Deux fois à peine en plus de soixante ans… L’Assemblée des jeunes du Conseil de l’Europe s’est réunie deux fois seulement depuis 1949. En 1999 pour les 50 ans du Conseil, et cette année à l’occasion du Ier Forum mondial de la démocratie. L’exemple illustre parfaitement la relation un peu trop distante entre les pays membres du Conseil de l’Europe et leur jeunesse. 170 jeunes Européens issus des sociétés civiles des 47 pays du Conseil ont tenté de réparer cette erreur en livrant le fruit de leurs réflexions aux débats du Forum lui-même.
L’échec fin septembre de la 9e conférence des ministres de la jeunesse du Conseil de l’Europe a lourdement pesé sur la session d’ouverture, plusieurs intervenants exprimant leur amertume. « L’incapacité des ministres de la jeunesse à adopter une déclaration commune sur les droits des jeunes à Saint Saint-Pétersbourg est une des crises les plus graves de l’histoire du Conseil de l’Europe », a martelé Maria Paschou, présidente du Conseil consultatif sur la Jeunesse. En cause, le refus catégorique de la Russie d’inclure le rejet de la discrimination selon « l’orientation sexuelle » dans la déclaration.
Mais ces délégués, que pensent-ils de la démocratie ? On s’en est fait une idée à travers leurs films de quelques secondes autour du thème « Qu’est-ce que la démocratie ? », diffusés lors de la session d’ouverture. Tour à tour naïfs, humoristiques, sarcastiques ou plein d’espoir, ils dessinent une jeunesse intelligente, souvent idéaliste mais très au fait de ses multiples difficultés.
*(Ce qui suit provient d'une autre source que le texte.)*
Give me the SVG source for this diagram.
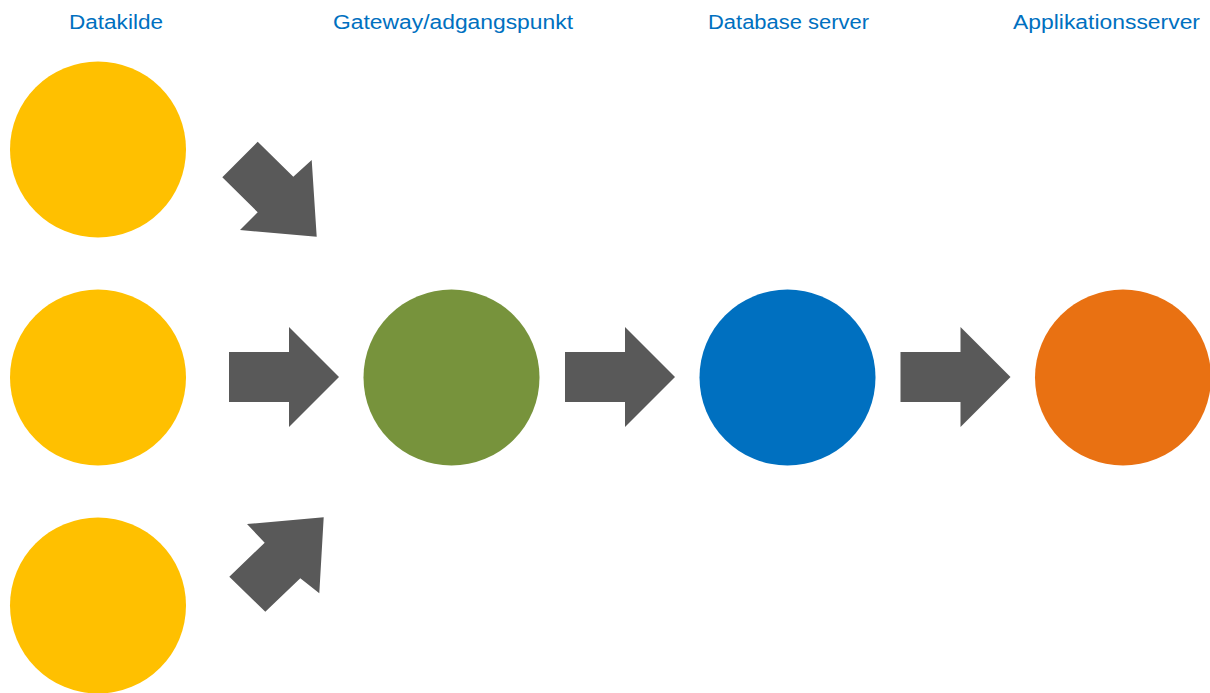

Chômage, baisse du niveau de vie –« Nous sommes la génération la plus instruite de l’histoire et en même temps, nous serons sans doute la première à avoir un niveau de vie inférieur à la précédente », pointe avec justesse un délégué suédois –, accroissement des inégalités, ascenseur social bloqué voire en marche arrière, remise en cause du pacte social par les solutions technocratiques adoptées pour faire face à la crise… Autant de difficultés laissant les jeunes Européens avec le sentiment d’être délaissés par les institutions démocratiques.
Face à cette situation, certains abandonnent. Alarmé, le professeur de politique européenne de la jeunesse Howard Williamson a évoqué lors de la session d’ouverture la passivité, les souffrances mentales et le taux de suicide croissants de certains jeunes Européens. D’autres se révoltent dans des projets originaux, traduisant leur méfiance envers la politique « traditionnelle » : mouvements des Indignés, Occupy, parti pirate, Anonymous… « Ayant toujours été à l’avant-garde des changements, on attend de la jeunesse qu’elle offre une vision innovante du monde », expose Williamson. Mais il avertit : « des réactionnaires comme Anders Behring Breivik ou les jeunes musulmans radicalisés sont aussi des jeunes. »
Par-delà le sentiment de ne pas être représenté, la désaffection des jeunes Européens à l’égard des institutions démocratiques trouverait-elle sa source dans la fin des alternatives politiques ? Williamson interroge, évoquant un séjour en Suède : « N’y a-t-il plus rien à revendiquer, plus rien à acquérir ? Trop de démocratie tuerait-elle la démocratie ? ». Un délégué maltais, vivement applaudi, tance quant à lui les renoncements de la social-démocratie : « Vous avez baissé les bras face au capitalisme et au néolibéralisme, vous ne proposez plus d’alternative. Représentez-vous encore les exclus, les immigrés, les pauvres ? Aujourd’hui les gens ne croient plus que la gauche peut les protéger. »
Les enjeux étaient donc importants. Deux jours plus tard, l’Assemblée des jeunes a rendu les conclusions de ses multiples groupes de travail (religion, droits sociaux, minorités, migrations, participation des jeunes à la vie démocratique…). Tous ont constaté l’importance de l’éducation à la citoyenneté et ont appelé à son renforcement à l’école, dans un format plus attractif pour les jeunes. Mais c’est surtout l’éducation informelle, celle qui n’est pas dispensée à l’école, qui a retenu l’attention des délégués.
Parmi les nombreuses recommandations transmises aux participants du Forum de la démocratie, on trouve le souhait d’une mobilité des jeunes plus accessible, une prise de position en faveur du vote électronique, le souhait d’une éducation religieuse œcuménique ou de cours de morale laïque, le développement des écoles non confessionnelles, la simplification de toutes les démarches, un financement pérenne des organisations de jeunesse.
Surtout, les délégués ont fortement insisté sur la nécessité et leur désir d’être associés aux processus de décision sur les sujets qui les concernent. Enfin, les membres de l’Assemblée des jeunes ont à de multiples reprises, revendiqué la tenue régulière de cet évènement, et de préférence dès l’année prochaine.